# [PROBLEM DETAILS]
Skip the pictures. Set down, word for word, the lines from the start of the material up to and including the line with "obs_shift = 48.0".

# [GIVEN DATA]
^^^^
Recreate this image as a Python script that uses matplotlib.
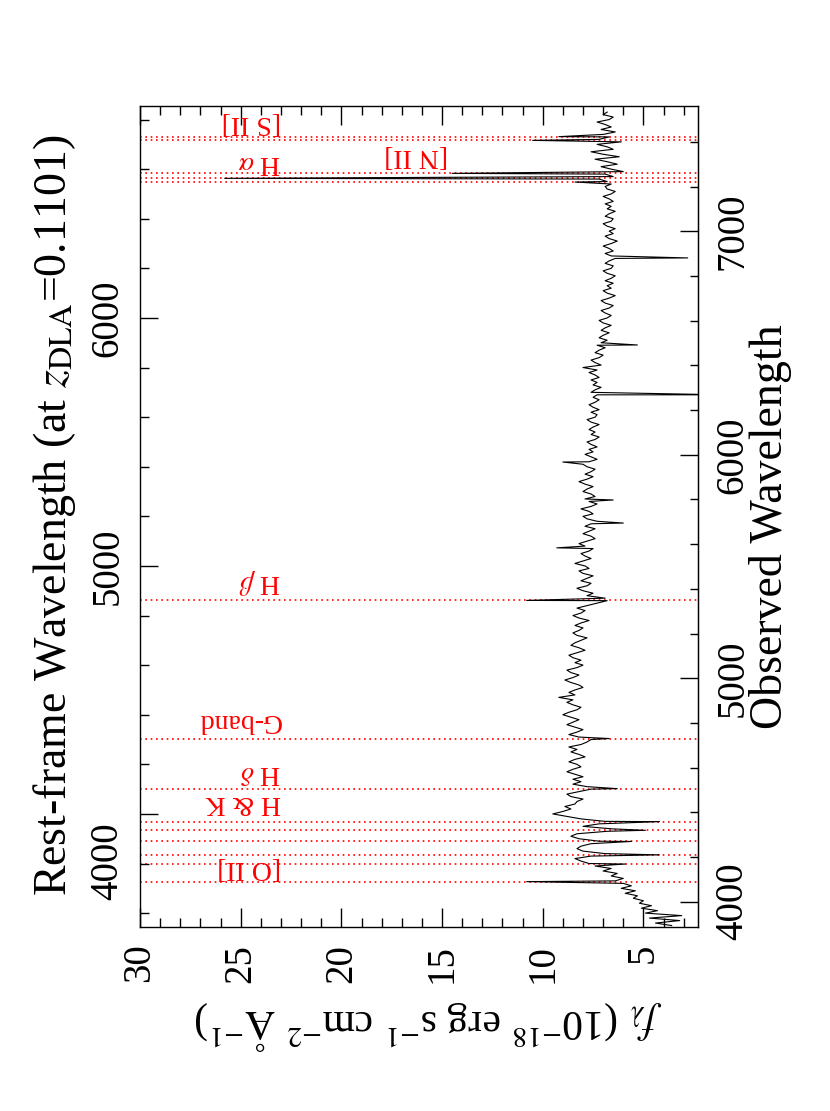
import numpy as np
import matplotlib
matplotlib.use('Agg')
import matplotlib.pyplot as plt
import matplotlib.transforms as mtransforms
from matplotlib.ticker import MultipleLocator, FixedLocator

plt.rcParams['font.family'] = ['Liberation Serif', 'DejaVu Serif']
plt.rcParams['mathtext.fontset'] = 'stix'

z_dla = 0.1101
obs_shift = 48.0  # the observed axis sits a little off the pure (1+z) scale

# continuum, rest-frame, 10 A steps from 3550 A
rest_start = 3550
rest_step = 10
cont_flux = [
    3.6, 4.4, 3.2, 4.7, 3.1, 4.9, 4.3, 5.1, 4.6, 5.2,
    5.0, 5.5, 5.3, 5.9, 5.4, 6.1, 5.6, 6.0, 6.4, 6.0,
    6.6, 6.3, 7.0, 6.6, 7.4, 7.7, 8.1, 8.4, 7.6, 6.9,
    8.0, 8.3, 8.1, 7.6, 7.2, 8.2, 8.6, 8.3, 6.8, 6.6,
    8.0, 7.2, 6.9, 8.1, 8.8, 9.5, 9.0, 8.6, 8.9, 8.4,
    8.3, 8.0, 8.6, 8.8, 8.2, 7.6, 7.8, 8.5, 8.1, 8.5,
    8.0, 8.4, 8.8, 8.5, 8.1, 8.3, 8.7, 8.4, 7.9, 8.2,
    8.6, 8.3, 8.7, 8.1, 7.8, 7.6, 8.2, 8.7, 8.3, 8.0,
    8.4, 8.8, 8.5, 8.2, 8.6, 9.0, 8.7, 8.3, 8.1, 8.5,
    8.8, 8.5, 9.2, 8.4, 8.7, 8.4, 8.0, 8.2, 8.6, 8.9,
    8.5, 8.2, 8.6, 8.8, 8.3, 8.0, 8.4, 8.1, 8.5, 8.7,
    8.3, 7.9, 8.2, 8.6, 8.4, 8.1, 7.8, 8.3, 8.5, 8.2,
    8.0, 8.4, 8.1, 7.7, 8.2, 8.5, 8.1, 7.9, 8.3, 7.8,
    7.3, 6.8, 6.9, 7.8, 7.5, 8.0, 8.3, 7.8, 7.6, 8.1,
    7.8, 7.5, 8.0, 8.2, 7.7, 7.9, 8.4, 8.0, 7.6, 7.9,
    8.1, 7.7, 7.5, 7.9, 8.2, 7.8, 7.4, 7.6, 8.0, 7.7,
    7.4, 7.9, 7.6, 7.3, 7.8, 8.0, 7.5, 7.7, 8.1, 7.6,
    7.3, 7.7, 7.9, 7.4, 7.6, 8.0, 7.8, 7.5, 7.9, 8.2,
    7.8, 7.5, 7.9, 7.6, 7.4, 7.8, 8.0, 7.7, 7.3, 7.6,
    7.9, 7.5, 7.7, 7.3, 7.6, 7.8, 7.4, 7.2, 7.6, 7.4,
    7.7, 7.5, 7.2, 7.6, 7.8, 7.4, 7.3, 7.6, 7.2, 7.5,
    7.7, 7.4, 7.2, 7.5, 7.3, 7.6, 7.4, 7.1, 7.5, 7.3,
    7.6, 7.2, 7.4, 7.7, 7.3, 8.0, 7.1, 7.4, 7.6, 7.2,
    7.0, 7.4, 7.2, 6.9, 7.3, 7.1, 6.8, 7.2, 7.0, 6.7,
    7.1, 6.9, 6.6, 7.0, 7.2, 6.8, 6.6, 6.9, 7.1, 6.7,
    6.5, 6.9, 7.1, 6.7, 6.4, 6.8, 7.0, 6.6, 6.8, 6.5,
    6.9, 6.6, 6.4, 6.8, 7.0, 6.6, 6.5, 6.9, 6.7, 6.4,
    6.6, 6.9, 6.5, 6.7, 7.0, 6.6, 6.3, 6.7, 6.9, 6.5,
    6.7, 6.4, 6.8, 7.0, 6.6, 6.5, 6.9, 6.7, 6.4, 6.8,
    6.6, 6.9, 6.5, 6.7, 7.0, 6.6, 6.4, 6.8, 6.9, 6.6,
    6.8, 7.2, 6.5, 6.9, 6.0, 6.6, 7.1, 6.3, 6.8, 7.4,
    6.2, 7.0, 7.6, 6.5, 6.8, 7.3, 6.1, 7.2, 6.7, 7.0,
    6.4, 7.1, 6.6, 6.9, 7.3, 6.7, 6.5, 7.0, 6.8,
]

# narrow emission / absorption features (rest wavelength, flux)
spike_wave = [3727, 3798, 3835, 3889, 3934, 3969, 4102, 4304, 4861, 5073,
              5173, 5266, 5419, 5690, 5891, 6242, 6548, 6563, 6583, 6716,
              6731]
spike_flux = [10.8, 5.9, 4.2, 5.6, 4.9, 4.2, 6.3, 6.7, 10.8, 9.3,
              6.0, 6.5, 9.0, 1.0, 5.3, 2.8, 8.4, 25.8, 14.5, 10.5,
              9.2]

# marked lines
line_waves = [3727, 3798, 3835, 3889, 3934, 3969, 4102, 4304, 4861,
              6548, 6563, 6583, 6716, 6731]
label_text = ['[O II]', 'H & K', r'H $\delta$', 'G-band', r'H $\beta$',
              r'H $\alpha$', '[N II]', '[S II]']
label_wave = [3734, 3996, 4117, 4327, 4879, 6577, 6605, 6738]
label_flux = [23.0, 23.0, 23.0, 23.0, 23.0, 23.0, 14.7, 23.0]

flux_ticks = [5, 10, 15, 20, 25, 30]
rest_ticks = [4000, 5000, 6000]
obs_ticks = [4000, 5000, 6000, 7000]

wave = rest_start + rest_step * np.arange(len(cont_flux))
allw = np.concatenate([wave, spike_wave])
allf = np.concatenate([cont_flux, spike_flux])
order = np.argsort(allw, kind='stable')
allw = allw[order]
allf = allf[order]

fig = plt.figure(figsize=(8.3, 11.11), dpi=100)
ax = fig.add_axes([0.1687, 0.1656, 0.672, 0.7393])

for w in line_waves:
    ax.axhline(w, color='red', ls=(0, (1, 2.2)), lw=1.2, zorder=1)
ax.plot(allf, allw, color='black', lw=0.8, zorder=2)

for t, w, f in zip(label_text, label_wave, label_flux):
    ax.text(f, w, t, color='red', fontsize=20, rotation=180,
            ha='right', va='bottom')

ax.set_xlim(30, 2.3)
ax.set_ylim(3544, 6856)

ax.xaxis.set_major_locator(FixedLocator(flux_ticks))
ax.xaxis.set_minor_locator(MultipleLocator(1))
ax.yaxis.set_major_locator(FixedLocator(rest_ticks))
ax.yaxis.set_minor_locator(MultipleLocator(200))

ax.tick_params(axis='both', which='both', direction='in', top=True,
               right=False, labeltop=False, width=1.0)
ax.tick_params(axis='x', which='major', length=14, labelsize=28, pad=12,
               labelrotation=90)
ax.tick_params(axis='x', which='minor', length=6.5)
ax.tick_params(axis='y', which='major', length=13, labelsize=28, pad=10,
               labelrotation=90)
ax.tick_params(axis='y', which='minor', length=6.5)
for lab in ax.get_yticklabels():
    lab.set_va('center')

def r2o(r):
    return r * (1 + z_dla) - obs_shift

def o2r(o):
    return (o + obs_shift) / (1 + z_dla)

sec = ax.secondary_yaxis('right', functions=(r2o, o2r))
sec.yaxis.set_major_locator(FixedLocator(obs_ticks))
sec.yaxis.set_minor_locator(MultipleLocator(200))
sec.tick_params(which='both', direction='in', width=1.0)
sec.tick_params(which='major', length=13, labelsize=28, pad=12,
                labelrotation=90)
sec.tick_params(which='minor', length=6)
for lab in sec.get_yticklabels():
    lab.set_va('center')

for sp in ax.spines.values():
    sp.set_linewidth(1.0)

fig.text(55 / 830, 1 - 515 / 1111,
         r'Rest-frame Wavelength (at $z_{\rm DLA}$=0.1101)',
         rotation=90, fontsize=33, ha='center', va='center')
fig.text(770 / 830, 1 - 527 / 1111, 'Observed Wavelength',
         rotation=90, fontsize=33, ha='center', va='center')
fig.text(428 / 830, 1 - 1025 / 1111,
         r'$f_\lambda$ (10$^{-18}$ erg s$^{-1}$ cm$^{-2}$ $\rm\AA^{-1}$)',
         rotation=180, fontsize=30, ha='center', va='center')

# the lowest rest-frame label sits lower in the original figure
fig.canvas.draw()
low_lab = ax.yaxis.get_major_ticks()[0].label1
low_lab.set_transform(low_lab.get_transform() +
                      mtransforms.ScaledTranslation(0, -0.47, fig.dpi_scale_trans))

fig.savefig('out.png', dpi=100)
^^^^
# [THE COMPLETED TASK]
Recreate this image as a Python script that uses matplotlib.
import numpy as np
import matplotlib
matplotlib.use('Agg')
import matplotlib.pyplot as plt
import matplotlib.transforms as mtransforms
from matplotlib.ticker import MultipleLocator, FixedLocator

plt.rcParams['font.family'] = ['Liberation Serif', 'DejaVu Serif']
plt.rcParams['mathtext.fontset'] = 'stix'

z_dla = 0.1101
obs_shift = 48.0  # the observed axis sits a little off the pure (1+z) scale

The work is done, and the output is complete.